++++ Collected data

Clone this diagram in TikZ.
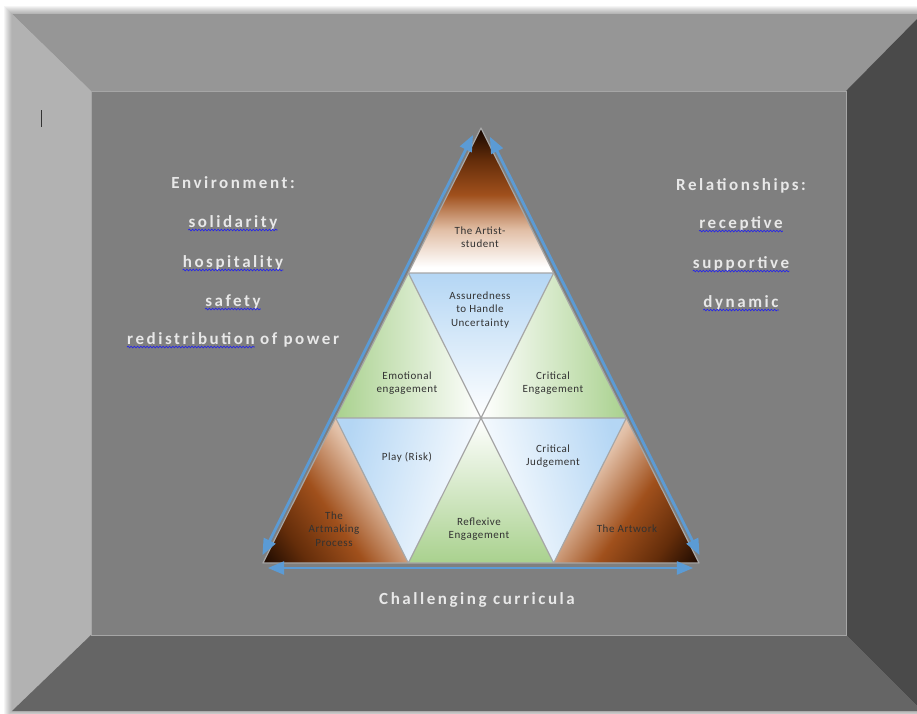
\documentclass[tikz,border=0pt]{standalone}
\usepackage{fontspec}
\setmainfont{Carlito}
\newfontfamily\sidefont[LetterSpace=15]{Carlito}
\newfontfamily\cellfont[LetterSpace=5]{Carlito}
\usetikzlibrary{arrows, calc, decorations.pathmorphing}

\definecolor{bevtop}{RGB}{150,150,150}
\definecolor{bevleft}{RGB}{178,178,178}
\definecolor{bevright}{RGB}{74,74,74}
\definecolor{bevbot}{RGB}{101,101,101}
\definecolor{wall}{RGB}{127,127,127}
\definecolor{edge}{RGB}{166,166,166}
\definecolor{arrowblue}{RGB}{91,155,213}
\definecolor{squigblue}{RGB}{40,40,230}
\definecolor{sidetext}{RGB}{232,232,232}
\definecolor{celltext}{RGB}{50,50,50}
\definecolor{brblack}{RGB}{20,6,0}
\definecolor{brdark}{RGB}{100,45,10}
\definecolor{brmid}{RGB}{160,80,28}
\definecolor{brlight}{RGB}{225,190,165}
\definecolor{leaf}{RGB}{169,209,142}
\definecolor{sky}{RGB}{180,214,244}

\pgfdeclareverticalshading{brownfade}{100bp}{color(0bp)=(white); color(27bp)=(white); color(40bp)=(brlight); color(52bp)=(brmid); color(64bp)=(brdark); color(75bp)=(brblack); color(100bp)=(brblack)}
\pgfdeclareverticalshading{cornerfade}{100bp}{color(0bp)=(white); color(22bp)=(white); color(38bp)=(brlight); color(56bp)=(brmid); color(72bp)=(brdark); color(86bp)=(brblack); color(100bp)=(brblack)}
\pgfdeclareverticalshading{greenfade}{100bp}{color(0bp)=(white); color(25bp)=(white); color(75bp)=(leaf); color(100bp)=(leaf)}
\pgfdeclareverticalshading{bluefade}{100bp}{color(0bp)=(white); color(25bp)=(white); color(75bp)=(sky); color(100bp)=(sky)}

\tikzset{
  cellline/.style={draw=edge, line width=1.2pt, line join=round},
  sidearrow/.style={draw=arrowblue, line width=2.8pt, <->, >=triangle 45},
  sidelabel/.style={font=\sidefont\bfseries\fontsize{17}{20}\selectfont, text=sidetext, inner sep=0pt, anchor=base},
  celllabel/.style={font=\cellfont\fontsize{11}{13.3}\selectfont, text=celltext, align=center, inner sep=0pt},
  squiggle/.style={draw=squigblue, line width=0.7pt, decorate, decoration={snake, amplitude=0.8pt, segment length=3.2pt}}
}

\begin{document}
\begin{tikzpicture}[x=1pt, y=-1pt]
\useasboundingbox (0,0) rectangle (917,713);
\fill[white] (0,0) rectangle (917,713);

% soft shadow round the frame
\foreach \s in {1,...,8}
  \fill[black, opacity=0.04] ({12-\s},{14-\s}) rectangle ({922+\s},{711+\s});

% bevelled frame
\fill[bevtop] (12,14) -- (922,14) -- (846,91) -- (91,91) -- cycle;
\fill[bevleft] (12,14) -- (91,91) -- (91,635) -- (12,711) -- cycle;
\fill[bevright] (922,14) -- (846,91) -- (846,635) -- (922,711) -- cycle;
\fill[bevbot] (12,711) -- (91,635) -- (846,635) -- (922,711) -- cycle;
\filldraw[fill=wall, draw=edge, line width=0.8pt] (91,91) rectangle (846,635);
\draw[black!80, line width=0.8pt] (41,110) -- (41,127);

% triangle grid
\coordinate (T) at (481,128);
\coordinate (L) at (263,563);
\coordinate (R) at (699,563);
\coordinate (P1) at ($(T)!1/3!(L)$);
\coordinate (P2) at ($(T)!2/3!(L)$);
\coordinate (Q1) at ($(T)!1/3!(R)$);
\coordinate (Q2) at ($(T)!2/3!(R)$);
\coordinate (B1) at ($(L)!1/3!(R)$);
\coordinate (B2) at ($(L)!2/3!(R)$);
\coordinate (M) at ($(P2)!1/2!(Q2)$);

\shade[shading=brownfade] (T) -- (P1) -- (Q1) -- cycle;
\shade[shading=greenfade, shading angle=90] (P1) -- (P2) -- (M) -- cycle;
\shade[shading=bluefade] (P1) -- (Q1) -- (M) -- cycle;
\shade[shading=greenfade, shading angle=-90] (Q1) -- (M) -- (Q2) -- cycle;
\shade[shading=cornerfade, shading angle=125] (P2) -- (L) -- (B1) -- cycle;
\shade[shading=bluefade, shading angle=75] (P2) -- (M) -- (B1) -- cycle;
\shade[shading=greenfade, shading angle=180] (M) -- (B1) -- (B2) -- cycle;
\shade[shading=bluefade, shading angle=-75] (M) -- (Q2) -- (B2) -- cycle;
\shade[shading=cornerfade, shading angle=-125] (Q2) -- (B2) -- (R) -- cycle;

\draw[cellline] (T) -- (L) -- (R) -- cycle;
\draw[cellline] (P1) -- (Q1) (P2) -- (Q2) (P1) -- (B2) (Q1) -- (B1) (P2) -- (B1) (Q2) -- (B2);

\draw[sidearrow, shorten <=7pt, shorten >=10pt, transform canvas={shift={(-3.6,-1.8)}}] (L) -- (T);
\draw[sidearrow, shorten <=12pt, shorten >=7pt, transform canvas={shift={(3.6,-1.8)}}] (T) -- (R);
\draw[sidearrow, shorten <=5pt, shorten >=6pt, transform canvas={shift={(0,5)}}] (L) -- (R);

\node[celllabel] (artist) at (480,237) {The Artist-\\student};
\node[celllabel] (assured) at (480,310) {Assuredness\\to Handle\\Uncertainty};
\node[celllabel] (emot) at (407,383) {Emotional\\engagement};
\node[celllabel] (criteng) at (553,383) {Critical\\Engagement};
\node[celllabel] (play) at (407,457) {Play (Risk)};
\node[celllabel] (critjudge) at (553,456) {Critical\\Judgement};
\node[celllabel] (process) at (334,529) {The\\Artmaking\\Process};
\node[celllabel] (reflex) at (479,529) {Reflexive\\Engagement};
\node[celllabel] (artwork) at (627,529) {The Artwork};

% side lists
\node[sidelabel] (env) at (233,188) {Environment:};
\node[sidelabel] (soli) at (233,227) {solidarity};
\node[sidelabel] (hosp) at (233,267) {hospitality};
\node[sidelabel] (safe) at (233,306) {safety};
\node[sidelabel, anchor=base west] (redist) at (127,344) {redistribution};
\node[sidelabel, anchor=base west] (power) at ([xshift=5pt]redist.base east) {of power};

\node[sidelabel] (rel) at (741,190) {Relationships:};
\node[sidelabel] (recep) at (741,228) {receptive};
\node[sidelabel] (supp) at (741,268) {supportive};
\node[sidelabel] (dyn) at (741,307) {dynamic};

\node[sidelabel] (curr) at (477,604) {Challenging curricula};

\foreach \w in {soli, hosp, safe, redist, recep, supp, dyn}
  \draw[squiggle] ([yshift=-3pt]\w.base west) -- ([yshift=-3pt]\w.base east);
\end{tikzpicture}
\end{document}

++++++++

» **The task**
In your copy, leave out the pictures and reproduce the material above exactly.

» **The reply**
Clone this diagram in TikZ.
\documentclass[tikz,border=0pt]{standalone}
\usepackage{fontspec}
\setmainfont{Carlito}
\newfontfamily\sidefont[LetterSpace=15]{Carlito}
\newfontfamily\cellfont[LetterSpace=5]{Carlito}
\usetikzlibrary{arrows, calc, decorations.pathmorphing}

\definecolor{bevtop}{RGB}{150,150,150}
\definecolor{bevleft}{RGB}{178,178,178}
\definecolor{bevright}{RGB}{74,74,74}
\definecolor{bevbot}{RGB}{101,101,101}
\definecolor{wall}{RGB}{127,127,127}
\definecolor{edge}{RGB}{166,166,166}
\definecolor{arrowblue}{RGB}{91,155,213}
\definecolor{squigblue}{RGB}{40,40,230}
\definecolor{sidetext}{RGB}{232,232,232}
\definecolor{celltext}{RGB}{50,50,50}
\definecolor{brblack}{RGB}{20,6,0}
\definecolor{brdark}{RGB}{100,45,10}
\definecolor{brmid}{RGB}{160,80,28}
\definecolor{brlight}{RGB}{225,190,165}
\definecolor{leaf}{RGB}{169,209,142}
\definecolor{sky}{RGB}{180,214,244}

\pgfdeclareverticalshading{brownfade}{100bp}{color(0bp)=(white); color(27bp)=(white); color(40bp)=(brlight); color(52bp)=(brmid); color(64bp)=(brdark); color(75bp)=(brblack); color(100bp)=(brblack)}
\pgfdeclareverticalshading{cornerfade}{100bp}{color(0bp)=(white); color(22bp)=(white); color(38bp)=(brlight); color(56bp)=(brmid); color(72bp)=(brdark); color(86bp)=(brblack); color(100bp)=(brblack)}
\pgfdeclareverticalshading{greenfade}{100bp}{color(0bp)=(white); color(25bp)=(white); color(75bp)=(leaf); color(100bp)=(leaf)}
\pgfdeclareverticalshading{bluefade}{100bp}{color(0bp)=(white); color(25bp)=(white); color(75bp)=(sky); color(100bp)=(sky)}

\tikzset{
  cellline/.style={draw=edge, line width=1.2pt, line join=round},
  sidearrow/.style={draw=arrowblue, line width=2.8pt, <->, >=triangle 45},
  sidelabel/.style={font=\sidefont\bfseries\fontsize{17}{20}\selectfont, text=sidetext, inner sep=0pt, anchor=base},
  celllabel/.style={font=\cellfont\fontsize{11}{13.3}\selectfont, text=celltext, align=center, inner sep=0pt},
  squiggle/.style={draw=squigblue, line width=0.7pt, decorate, decoration={snake, amplitude=0.8pt, segment length=3.2pt}}
}

\begin{document}
\begin{tikzpicture}[x=1pt, y=-1pt]
\useasboundingbox (0,0) rectangle (917,713);
\fill[white] (0,0) rectangle (917,713);

% soft shadow round the frame
\foreach \s in {1,...,8}
  \fill[black, opacity=0.04] ({12-\s},{14-\s}) rectangle ({922+\s},{711+\s});

% bevelled frame
\fill[bevtop] (12,14) -- (922,14) -- (846,91) -- (91,91) -- cycle;
\fill[bevleft] (12,14) -- (91,91) -- (91,635) -- (12,711) -- cycle;
\fill[bevright] (922,14) -- (846,91) -- (846,635) -- (922,711) -- cycle;
\fill[bevbot] (12,711) -- (91,635) -- (846,635) -- (922,711) -- cycle;
\filldraw[fill=wall, draw=edge, line width=0.8pt] (91,91) rectangle (846,635);
\draw[black!80, line width=0.8pt] (41,110) -- (41,127);

% triangle grid
\coordinate (T) at (481,128);
\coordinate (L) at (263,563);
\coordinate (R) at (699,563);
\coordinate (P1) at ($(T)!1/3!(L)$);
\coordinate (P2) at ($(T)!2/3!(L)$);
\coordinate (Q1) at ($(T)!1/3!(R)$);
\coordinate (Q2) at ($(T)!2/3!(R)$);
\coordinate (B1) at ($(L)!1/3!(R)$);
\coordinate (B2) at ($(L)!2/3!(R)$);
\coordinate (M) at ($(P2)!1/2!(Q2)$);

\shade[shading=brownfade] (T) -- (P1) -- (Q1) -- cycle;
\shade[shading=greenfade, shading angle=90] (P1) -- (P2) -- (M) -- cycle;
\shade[shading=bluefade] (P1) -- (Q1) -- (M) -- cycle;
\shade[shading=greenfade, shading angle=-90] (Q1) -- (M) -- (Q2) -- cycle;
\shade[shading=cornerfade, shading angle=125] (P2) -- (L) -- (B1) -- cycle;
\shade[shading=bluefade, shading angle=75] (P2) -- (M) -- (B1) -- cycle;
\shade[shading=greenfade, shading angle=180] (M) -- (B1) -- (B2) -- cycle;
\shade[shading=bluefade, shading angle=-75] (M) -- (Q2) -- (B2) -- cycle;
\shade[shading=cornerfade, shading angle=-125] (Q2) -- (B2) -- (R) -- cycle;

\draw[cellline] (T) -- (L) -- (R) -- cycle;
\draw[cellline] (P1) -- (Q1) (P2) -- (Q2) (P1) -- (B2) (Q1) -- (B1) (P2) -- (B1) (Q2) -- (B2);

\draw[sidearrow, shorten <=7pt, shorten >=10pt, transform canvas={shift={(-3.6,-1.8)}}] (L) -- (T);
\draw[sidearrow, shorten <=12pt, shorten >=7pt, transform canvas={shift={(3.6,-1.8)}}] (T) -- (R);
\draw[sidearrow, shorten <=5pt, shorten >=6pt, transform canvas={shift={(0,5)}}] (L) -- (R);

\node[celllabel] (artist) at (480,237) {The Artist-\\student};
\node[celllabel] (assured) at (480,310) {Assuredness\\to Handle\\Uncertainty};
\node[celllabel] (emot) at (407,383) {Emotional\\engagement};
\node[celllabel] (criteng) at (553,383) {Critical\\Engagement};
\node[celllabel] (play) at (407,457) {Play (Risk)};
\node[celllabel] (critjudge) at (553,456) {Critical\\Judgement};
\node[celllabel] (process) at (334,529) {The\\Artmaking\\Process};
\node[celllabel] (reflex) at (479,529) {Reflexive\\Engagement};
\node[celllabel] (artwork) at (627,529) {The Artwork};

% side lists
\node[sidelabel] (env) at (233,188) {Environment:};
\node[sidelabel] (soli) at (233,227) {solidarity};
\node[sidelabel] (hosp) at (233,267) {hospitality};
\node[sidelabel] (safe) at (233,306) {safety};
\node[sidelabel, anchor=base west] (redist) at (127,344) {redistribution};
\node[sidelabel, anchor=base west] (power) at ([xshift=5pt]redist.base east) {of power};

\node[sidelabel] (rel) at (741,190) {Relationships:};
\node[sidelabel] (recep) at (741,228) {receptive};
\node[sidelabel] (supp) at (741,268) {supportive};
\node[sidelabel] (dyn) at (741,307) {dynamic};

\node[sidelabel] (curr) at (477,604) {Challenging curricula};

\foreach \w in {soli, hosp, safe, redist, recep, supp, dyn}
  \draw[squiggle] ([yshift=-3pt]\w.base west) -- ([yshift=-3pt]\w.base east);
\end{tikzpicture}
\end{document}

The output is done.